La mirada del centinela

Holidays

Huele a sal, el sol nos tuesta las entendederas en la orilla del mar, las toallas componen un mosaico de ilusiones húmedas, los bañistas se observan antes de poner pie en el agua, blancos como una de esas nubes que cambian de fisonomía mientras el viento sopla tras ellas. La espuma cosquillea en los dedos, las huellas permanecen unos segundos en la arena, prueba de nuestro paso efímero por el mundo. 

Días de ocio, de asueto prolongado, de opacar la memoria a los asuntos laborales. En la playa o en la montaña, más cerca del cielo. Paseos por senderos y trochas, por caminos de leyenda o cañadas repletas de boñigas secas, donde acuden legiones de mosquitos que espantas mientras tropiezas con los guijarros que alfombran el suelo. Vallas con un somier herrumbroso que hace las veces de puerta. Del otro lado, vacas de piel parduzca que nos miran sin ninguna emoción, ni molestas ni asustadas, ni tristes ni felices, su apariencia no transmite ningún sentimiento accesible al ojo humano. Simplemente, están allí, en el campo, donde siempre han estado, donde no evolucionan, donde nada cambia su condición de ganado que explota la mano del hombre, en la tierra primigenia, la que hemos convertido, en buena parte, en ciudades de asfalto, cristal y ladrillo. 

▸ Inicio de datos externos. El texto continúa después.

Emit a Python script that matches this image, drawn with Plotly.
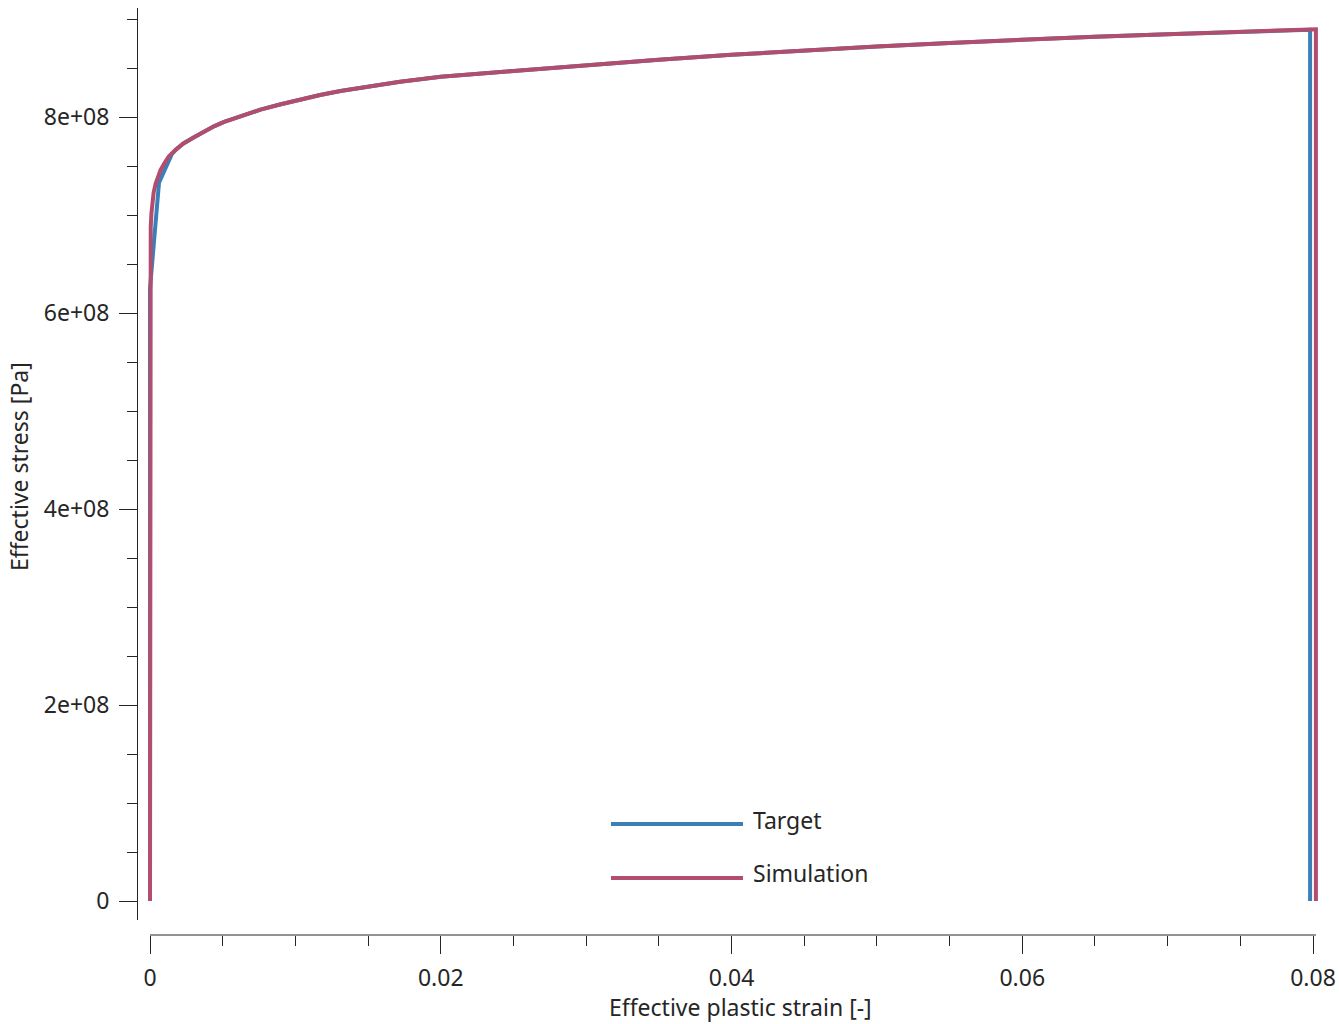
import plotly.graph_objects as go

# ---------------- data ----------------
sim_strain = [0.0, 0.0, 0.00002, 0.00005, 0.0001, 0.00016, 0.00025, 0.00039, 0.00055, 0.00073,
              0.001, 0.0013, 0.0018, 0.0023, 0.003, 0.0037, 0.0044, 0.0051, 0.0063, 0.0076,
              0.009, 0.0103, 0.0117, 0.0131, 0.0145, 0.0158, 0.0172, 0.0186, 0.02, 0.025,
              0.03, 0.035, 0.04, 0.045, 0.05, 0.055, 0.06, 0.065, 0.07, 0.075,
              0.08, 0.0802, 0.0802]
sim_stress = [0.0, 6.23e8, 6.55e8, 6.88e8, 7.02e8, 7.12e8, 7.23e8, 7.32e8, 7.40e8, 7.46e8,
              7.53e8, 7.60e8, 7.67e8, 7.73e8, 7.79e8, 7.85e8, 7.905e8, 7.95e8, 8.015e8, 8.075e8,
              8.13e8, 8.18e8, 8.225e8, 8.265e8, 8.30e8, 8.33e8, 8.36e8, 8.385e8, 8.41e8, 8.47e8,
              8.53e8, 8.585e8, 8.635e8, 8.68e8, 8.72e8, 8.755e8, 8.79e8, 8.82e8, 8.845e8, 8.87e8,
              8.895e8, 8.895e8, 0.0]

target_strain = [0.0, 0.0, 0.00062, 0.0015, 0.0018, 0.0023, 0.003, 0.0037, 0.0044, 0.0051,
                 0.0063, 0.0076, 0.009, 0.0103, 0.0117, 0.0131, 0.0145, 0.0158, 0.0172, 0.0186,
                 0.02, 0.025, 0.03, 0.035, 0.04, 0.045, 0.05, 0.055, 0.06, 0.065,
                 0.07, 0.075, 0.0798, 0.0798]
target_stress = [0.0, 6.25e8, 7.33e8, 7.62e8, 7.67e8, 7.73e8, 7.79e8, 7.85e8, 7.905e8, 7.95e8,
                 8.015e8, 8.075e8, 8.13e8, 8.18e8, 8.225e8, 8.265e8, 8.30e8, 8.33e8, 8.36e8, 8.385e8,
                 8.41e8, 8.47e8, 8.53e8, 8.585e8, 8.635e8, 8.68e8, 8.72e8, 8.755e8, 8.79e8, 8.82e8,
                 8.845e8, 8.87e8, 8.89e8, 0.0]

x_tick_vals = [0, 0.02, 0.04, 0.06, 0.08]
x_tick_text = ["0", "0.02", "0.04", "0.06", "0.08"]
y_tick_vals = [0, 2e8, 4e8, 6e8, 8e8]
y_tick_text = ["0", "2e+08", "4e+08", "6e+08", "8e+08"]
x_axis_span = [0, 0.0802]

x_title = "Effective plastic strain [-]"
y_title = "Effective stress [Pa]"
series_names = ["Target", "Simulation"]
series_colors = ["#3a7fb8", "#b24d6e"]

# ---------------- layout geometry (screen px) ----------------
W, H = 1339, 1024
PLOT_L, PLOT_R, PLOT_T, PLOT_B = 137, 1320, 8, 935   # paper area in px
ML = PLOT_L
MT = PLOT_T
MR = W - PLOT_R
MB = H - PLOT_B
PW = PLOT_R - PLOT_L
PH = PLOT_B - PLOT_T


def px_x(p):
    return (p - PLOT_L) / PW


def px_y(p):
    return (PLOT_B - p) / PH


FONT = "Noto Sans"
TXT = "#262626"
FS = 23

fig = go.Figure()
fig.add_trace(go.Scatter(x=target_strain, y=target_stress, mode="lines",
                         name=series_names[0], line=dict(color=series_colors[0], width=4),
                         showlegend=False, cliponaxis=False))
fig.add_trace(go.Scatter(x=sim_strain, y=sim_stress, mode="lines",
                         name=series_names[1], line=dict(color=series_colors[1], width=4),
                         showlegend=False, cliponaxis=False))

x_px_per_unit = (1313 - 150) / 0.08
y_px_per_unit = (901 - 117) / 8e8
X_DOM_L = 145   # a few px left of strain 0 so the vertical line at 0 is not clipped

fig.update_layout(
    width=W, height=H, autosize=False,
    margin=dict(l=ML, r=MR, t=MT, b=MB, pad=0, autoexpand=False),
    paper_bgcolor="white", plot_bgcolor="white",
    font=dict(family=FONT, size=FS, color=TXT),
    xaxis=dict(
        domain=[px_x(X_DOM_L), 1],
        range=[(X_DOM_L - 150) / x_px_per_unit, (PLOT_R - 150) / x_px_per_unit],
        anchor="free", position=0,
        showline=False,
        showgrid=False, zeroline=False,
        tickmode="array", tickvals=x_tick_vals, ticktext=x_tick_text,
        ticks="outside", ticklen=18, tickwidth=1, tickcolor=TXT,
        ticklabelstandoff=4,
        minor=dict(dtick=0.005, tick0=0, ticks="outside", ticklen=10, tickwidth=1,
                   tickcolor=TXT, showgrid=False),
        tickfont=dict(family=FONT, size=FS, color=TXT),
    ),
    yaxis=dict(
        domain=[px_y(920), 1],
        range=[(901 - 920) / y_px_per_unit, (901 - PLOT_T) / y_px_per_unit],
        anchor="free", position=0,
        showline=True, linecolor=TXT, linewidth=1,
        showgrid=False, zeroline=False,
        tickmode="array", tickvals=y_tick_vals, ticktext=y_tick_text,
        ticks="outside", ticklen=18, tickwidth=1, tickcolor=TXT,
        ticklabelstandoff=5,
        minor=dict(dtick=0.5e8, tick0=0, ticks="outside", ticklen=10, tickwidth=1,
                   tickcolor=TXT, showgrid=False),
        tickfont=dict(family=FONT, size=FS, color=TXT),
    ),
)

# x-axis baseline, spanning only the strain range (detached axis look)
fig.add_shape(type="line", xref="x", yref="paper",
              x0=x_axis_span[0], x1=x_axis_span[1], y0=0, y1=0,
              line=dict(color=TXT, width=1))

# axis titles
fig.add_annotation(xref="paper", yref="paper", x=px_x(740), y=px_y(1007),
                   text=x_title, showarrow=False, xanchor="center", yanchor="middle",
                   borderpad=0, font=dict(family=FONT, size=FS, color=TXT))
fig.add_annotation(xref="paper", yref="paper", x=px_x(19), y=px_y(467),
                   text=y_title, textangle=-90, showarrow=False,
                   xanchor="center", yanchor="middle",
                   font=dict(family=FONT, size=FS, color=TXT))

# custom legend (long line samples)
legend_rows = [(824, 820), (878, 873)]
for (ly, ty), name, col in zip(legend_rows, series_names, series_colors):
    fig.add_shape(type="line", xref="paper", yref="paper",
                  x0=px_x(611), x1=px_x(743), y0=px_y(ly), y1=px_y(ly),
                  line=dict(color=col, width=4))
    fig.add_annotation(xref="paper", yref="paper", x=px_x(751), y=px_y(ty),
                       text=name, showarrow=False, xanchor="left", yanchor="middle",
                       font=dict(family=FONT, size=FS, color=TXT))

fig.write_html("out.html", config={"displayModeBar": False, "responsive": False},
               post_script="document.body.style.margin='0';")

Y volvemos al mar. Olas feroces nos amenazan y arrostramos sus embestidas con valentía, en un vaivén lúdico que nos aleja del acto cotidiano, de las cuatro paredes de la oficina, de los techos catedralicios de la fábrica, de nuestro espacio de trabajo en casa, de las exigencias del jefe, de las quejas de los compañeros, ahítos de tareas por hacer. Pero ahora toca contemplar el orbe de otro modo, con la mirada limpia de un niño que se asoma a la naturaleza de las cosas. Disfrutar de esos días donde, a pesar de los trámites de ámbito familiar, uno se vacía y se renueva; se colma de sol, de libera de horarios, se deja llevar por el impulso del momento: una cerveza helada, un espeto que ensarta una hilera de sardinas, una tapa de revolconas con torreznos, una paella jugosa que deja en tu paladar el regusto de los días batidos por la luz de la felicidad. 

Ya estamos de vacaciones, disfrútenlas, no pierdan el tiempo en discusiones vanas; al menos, intenten mirar con la otra mirada; dejen descansar también los prejuicios que nos suelen acompañar; dejen en el maletero del coche la desconfianza hacia el prójimo; no lleven a la playa la inquina que carcome el alma; no hagan sitio en su viaje a esas preocupaciones a las que damos categoría de problemas; no suban la montaña con la mochila del odio, mejor hacer acopio de empatía, verán cómo desde esa otra perspectiva, la vida les parece más amable. 

Viene un olor irresistible desde el chiringuito más cercano, una fragancia que estimula nuestras papilas gustativas, antes incluso de haber saboreado las viandas que se están cocinando. Placeres gastronómicos a la orilla del mar, o en la serranía de un pueblo con encanto, el mismo que debe adornar un periodo vacacional, con la premisa sencilla de no hacer, de no cumplir tareas molestas, de quedarse tumbado porque a uno le apetece. Le apetece no ocupar su tiempo en nada concreto, en nada con nombre y apellidos, o, quizá, a lo sumo, con un nombre asociado al descanso, a la paz que prosigue al almuerzo, una palabra que nos cierra los párpados cuando el sol más aprieta y el estómago, lleno, cancela las ganas de moverse. Es la siesta, la reina del verano, dama somnolienta que nos amodorra y desconecta, nos traslada al limbo del estío, a esa esfera tan grata donde transcurren las vacaciones.